O longa, que tem “comovido milhões de brasileiros e estrangeiros”, retrata a perseguição política sofrida pela família Paiva e o desaparecimento de Rubens, o pai da família, “cujo corpo jamais foi encontrado”.
Embora a Lei da Anistia tenha sido validada pelo plenário em 2010, questionamentos sobre sua aplicação ainda aguardam julgamento na Corte.
O atual contexto político pode ser favorável para tratar do tema, especialmente diante das investigações sobre a tentativa de golpe contra a democracia em 2022. A Polícia Federal (PF) aponta que, naquele período, militares trocaram mensagens com referências ao golpe militar de 1964, traçando paralelos com o cenário político contemporâneo.
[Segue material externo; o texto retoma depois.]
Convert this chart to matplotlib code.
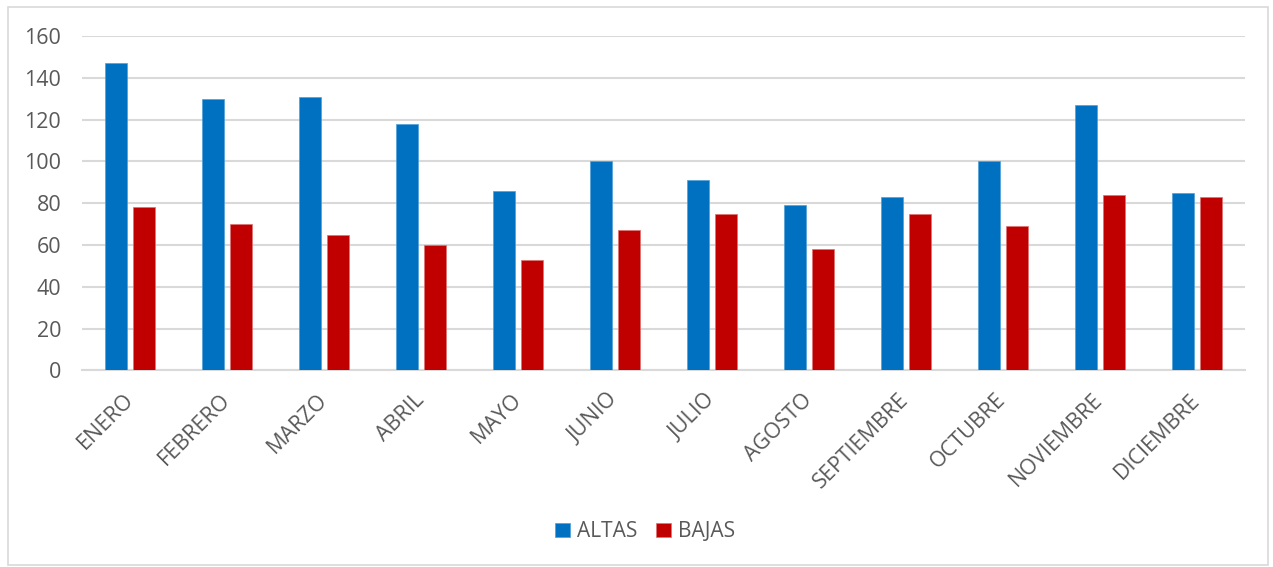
import matplotlib.pyplot as plt
import numpy as np
from matplotlib.patches import Rectangle

plt.rcParams["font.family"] = ["Open Sans", "DejaVu Sans"]

meses = ["ENERO", "FEBRERO", "MARZO", "ABRIL", "MAYO", "JUNIO", "JULIO",
         "AGOSTO", "SEPTIEMBRE", "OCTUBRE", "NOVIEMBRE", "DICIEMBRE"]
altas = [147, 130, 131, 118, 86, 100, 91, 79, 83, 100, 127, 85]
bajas = [78, 70, 65, 60, 53, 67, 75, 58, 75, 69, 84, 83]
yticks = [0, 20, 40, 60, 80, 100, 120, 140, 160]

gris = "#595959"
fig = plt.figure(figsize=(12.73, 5.67), dpi=100, facecolor="w")
ax = fig.add_axes([0.0644, 0.3466, 0.9136, 0.5899])

x = np.arange(len(meses))
w = 0.227
off = w / 2 + 0.031
ax.bar(x - off, altas, w, color="#0070C0", edgecolor="#4f9fd8", linewidth=0.5, label="ALTAS", zorder=3)
ax.bar(x + off, bajas, w, color="#C00000", edgecolor="#e07070", linewidth=0.5, label="BAJAS", zorder=3)

ax.set_xlim(-0.5, len(meses) - 0.5)
ax.set_ylim(0, 160)
ax.set_yticks(yticks)
ax.yaxis.grid(True, color="#D9D9D9", linewidth=1.5, zorder=0)
ax.set_axisbelow(True)
for s in ["top", "right", "left"]:
    ax.spines[s].set_visible(False)
ax.spines["bottom"].set_color("#D9D9D9")
ax.spines["bottom"].set_linewidth(1.5)
ax.tick_params(axis="both", length=0, colors=gris, labelsize=15.5)
ax.tick_params(axis="y", pad=15)
ax.set_xticks(x)
ax.set_xticklabels(meses, rotation=45, ha="right", va="center", rotation_mode="anchor")
ax.tick_params(axis="x", pad=19)

leg = fig.legend(loc="center", bbox_to_anchor=(0.507, 0.062), ncol=2, frameon=False,
                 fontsize=15, handlelength=0.7, handleheight=0.7, handletextpad=0.35,
                 columnspacing=0.9)
for t in leg.get_texts():
    t.set_color(gris)

fig.patches.append(Rectangle((0.006, 0.003), 0.99, 0.984, transform=fig.transFigure,
                             fill=False, edgecolor="#D9D9D9", linewidth=1.2))

fig.savefig("out.png", dpi=100)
As investigações já resultaram no indiciamento de 40 pessoas, incluindo o ex-presidente Jair Bolsonaro e o general Walter Braga Netto, que foi preso preventivamente no último sábado, 14.
O possível avanço das ações sobre a Lei da Anistia ocorre em um momento de maior atenção ao papel das Forças Armadas na política e na preservação das instituições democráticas. Especialistas veem a discussão como crucial para revisar os limites da anistia frente a crimes cometidos durante o regime militar.